Want to create a standout color palette but new to the branding game? Or perhaps you’re looking to shake up your visual identity with a brand refresh?
We caught up with MOO’s Head of Brand Design, Anna Ebubedike, on how to build an identity that best suits your brand – from finding inspiration, to choosing and testing colors.
Choosing the right colors for your brand is like putting the right clothes on in the morning. It all says something about what you stand for and represent.
Your personality does a large amount of that through what you say and how you act, but what you choose to dress yourself in will also have a bearing on how people perceive you. It’s another opportunity to strengthen your brand proposition. For instance, if your brand has a fun, vibrant and playful outlook, you probably wouldn’t choose to support it with a palette of entirely muted, dark colors.
Not sure what colors are right for you? Check out our beginner’s guide to choosing your brand colors.
We did an extensive amount of research into how we were using our old color palette, and how the UX team used color online, versus how it was used in print.
From that, we could identify roughly how broad we needed the spectrum of colors in our palette to be. We wanted to ensure there was enough flex to use the palette across a range of touchpoints, while not being so vast that we couldn’t have a sense of consistency across our brand.
We also identified that beyond the core palette, there would also be a need for both tints and shades of each of those colors – mainly for use online. This also allowed us to slightly shift our color choice in photography to give a sense of seasonality. The neutral colors in our palette may not be as memorable, but they’re an important inclusion to allow the brighter colors, or product to shine through.

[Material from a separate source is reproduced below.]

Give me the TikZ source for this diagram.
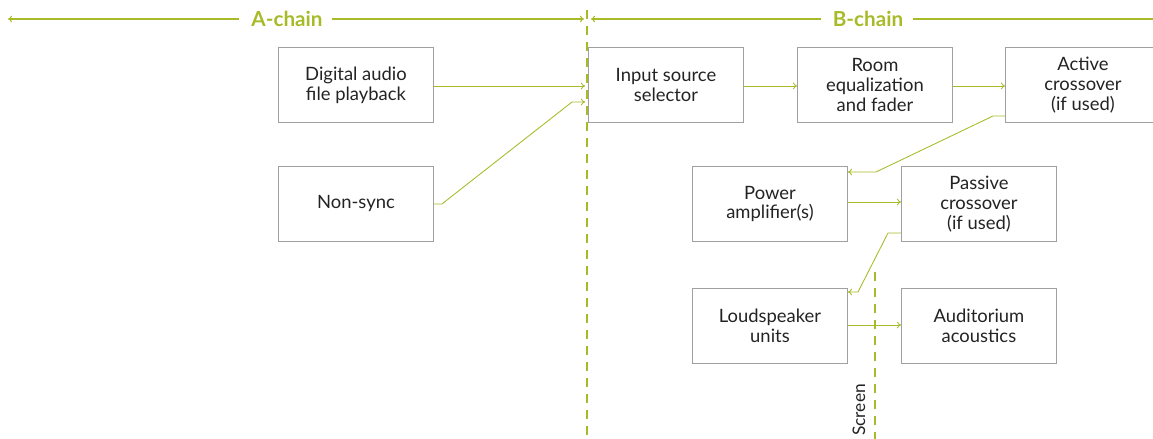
\documentclass[tikz,border=0pt]{standalone}
\usepackage{fontspec}
\setmainfont{Lato}
\usetikzlibrary{arrows.meta}
\definecolor{chain}{RGB}{168,186,40}
\definecolor{boxline}{RGB}{160,160,160}
\definecolor{labeltext}{RGB}{35,35,35}
\begin{document}
\begin{tikzpicture}[x=0.75pt,y=-0.75pt,
  blockbox/.style={draw=boxline,line width=0.7pt,minimum width=155*0.75pt,minimum height=75*0.75pt,
    align=center,text=labeltext,font=\fontsize{13.8}{14.8}\selectfont,inner sep=0pt,anchor=north west},
  link/.style={draw=chain,line width=0.65pt,-{To[length=3pt,width=5pt]}},
  chainline/.style={draw=chain,line width=0.8pt},
  chainlabel/.style={text=chain,font=\fontsize{15.5}{17}\selectfont\bfseries,inner sep=0pt},
  divider/.style={draw=chain,line width=0.9pt,dash pattern=on 7pt off 5pt}]
\useasboundingbox (0,0) rectangle (1153,439);
\begin{scope}
\clip (0,0) rectangle (1153,439);
% signal blocks
\node[blockbox] (dig) at (278,47) {Digital audio\\file playback};
\node[blockbox] (nsync) at (278,166) {Non-sync};
\node[blockbox] (input) at (588,47) {Input source\\selector};
\node[blockbox] (room) at (797,47) {Room\\equalization\\and fader};
\node[blockbox] (active) at (1005,47) {Active\\crossover\\(if used)};
\node[blockbox] (power) at (692,166) {Power\\amplifier(s)};
\node[blockbox] (passive) at (901,166) {Passive\\crossover\\(if used)};
\node[blockbox] (speaker) at (692,288) {Loudspeaker\\units};
\node[blockbox] (audit) at (901,288) {Auditorium\\acoustics};

% chain boundary and screen position
\coordinate (divtop) at (587,10);
\coordinate (divbot) at (587,439);
\draw[divider] (divtop) -- (divbot);
\coordinate (scrtop) at (875,272);
\coordinate (scrbot) at (875,439);
\draw[divider] (scrtop) -- (scrbot);
\node[rotate=90,anchor=west,text=labeltext,font=\fontsize{13}{15}\selectfont,inner sep=0pt] (screen) at (859,436) {Screen};

% chain headers
\node[chainlabel] (alabel) at (287,19) {A-chain};
\node[chainlabel] (blabel) at (868,19) {B-chain};
\coordinate (aleft) at (8,19);
\coordinate (aright) at (584,19);
\coordinate (bleft) at (591,19);
\coordinate (bright) at (1160,19);
\draw[chainline,-{To[length=3pt,width=5pt]}] ([xshift=-9pt]alabel.west) -- (aleft);
\draw[chainline,-{To[length=3pt,width=5pt]}] ([xshift=7pt]alabel.east) -- (aright);
\draw[chainline,-{To[length=3pt,width=5pt]}] ([xshift=-9pt]blabel.west) -- (bleft);
\draw[chainline] ([xshift=7pt]blabel.east) -- (bright);

% signal flow
\coordinate (inA) at (585,86);
\coordinate (inB) at (585,102);
\draw[link] (dig.east |- inA) -- (inA);
\draw[link] (nsync.east) -- ++(8,0) -- (572,102) -- (inB);
\draw[link] (input.east |- 0,86) -- (room.west |- 0,86);
\draw[link] (room.east |- 0,86) -- (active.west |- 0,86);
\draw[link] (active.west |- 0,116) -- (993,116) -- (876,172) -- (power.east |- 0,172);
\draw[link] (power.east |- 0,202) -- (passive.west |- 0,202);
\draw[link] (passive.west |- 0,233) -- (888,233) -- (858,292) -- (speaker.east |- 0,292);
\draw[link] (speaker.east |- 0,325) -- (audit.west |- 0,325);
\end{scope}
\end{tikzpicture}
\end{document}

Our logo is predominantly used in our MOO Green – and in instances where people may not have seen the brand before – to build brand recognition. This specific shade was selected because in the competitive field, it stood out. Greens also tend to have quite a positive emotional response, so we spent time identifying a green that would ‘pop’, read well on a white and be distinctive to us. When people are familiar with the brand, we then use the logo in other colors from our palette.
Yes, it can take a lot of testing to build out a color palette which is flexible enough for all your needs and touchpoints, which prints well and is accessible online.
I would always start any color exploration by undertaking an ‘audit’ of how you presently use color, to identify what is working and perhaps what your new requirements are. For instance, you may think you need a much larger palette, but upon doing this research, you may actually find you don’t need more, you just need a harder working selection that works better cross-platform.
Color inspiration can come from literally anywhere – a florist’s window, a print of a painting on a postcard, your socks. Sourcing inspiration in this way is more likely to ensure that what you end up with is personal to you or your brand.
That said, if you feel you need a steer, then fashion is always a great cue for exciting and modern color palettes, via fashion blogs, magazines or Instagram accounts. You may want to be careful not to pick anything too ‘of the moment’ though as it will possibly date quickly. It could also become popular for many other brands too, making it hard for you to stand out. So for a more timeless palette, and greater brand differentiation, always add your own twist.
If your color palette is noticeably dating your brand, then it’s probably time for a rethink. This could take the form of a complete shift, or just a ‘freshening up’ of your existing colors.
The other thing to watch out for is if your brand is getting lost amongst any competitors who have opted for a similar color range. If you want people to notice you, then you need to be doing something different from everyone else, and color is one way to achieve that.
If you want people to notice you, then you need to be doing something different from everyone else, and color is one way to achieve that.
If you are a relatively young brand, it’s essential to use every touchpoint as an opportunity to gain more recognition – and the consistency of how you use all your brand elements, including color will be key to this. Try to ensure when you select your color palette that everything works equally well for print as for online use. You want your Business Cards, Postcards and any other printed material to look consistent with the digital versions. Try and keep your color selection to the bare minimum for your requirements. Color swatch books are a great tool for this, as they will always give you a hex breakdown for online too. But be prepared at times to choose a slightly different color reference to get the best match.
As your brand gains more notoriety, you can afford to take greater risks with how you use your color palette, and have a more free and playful approach.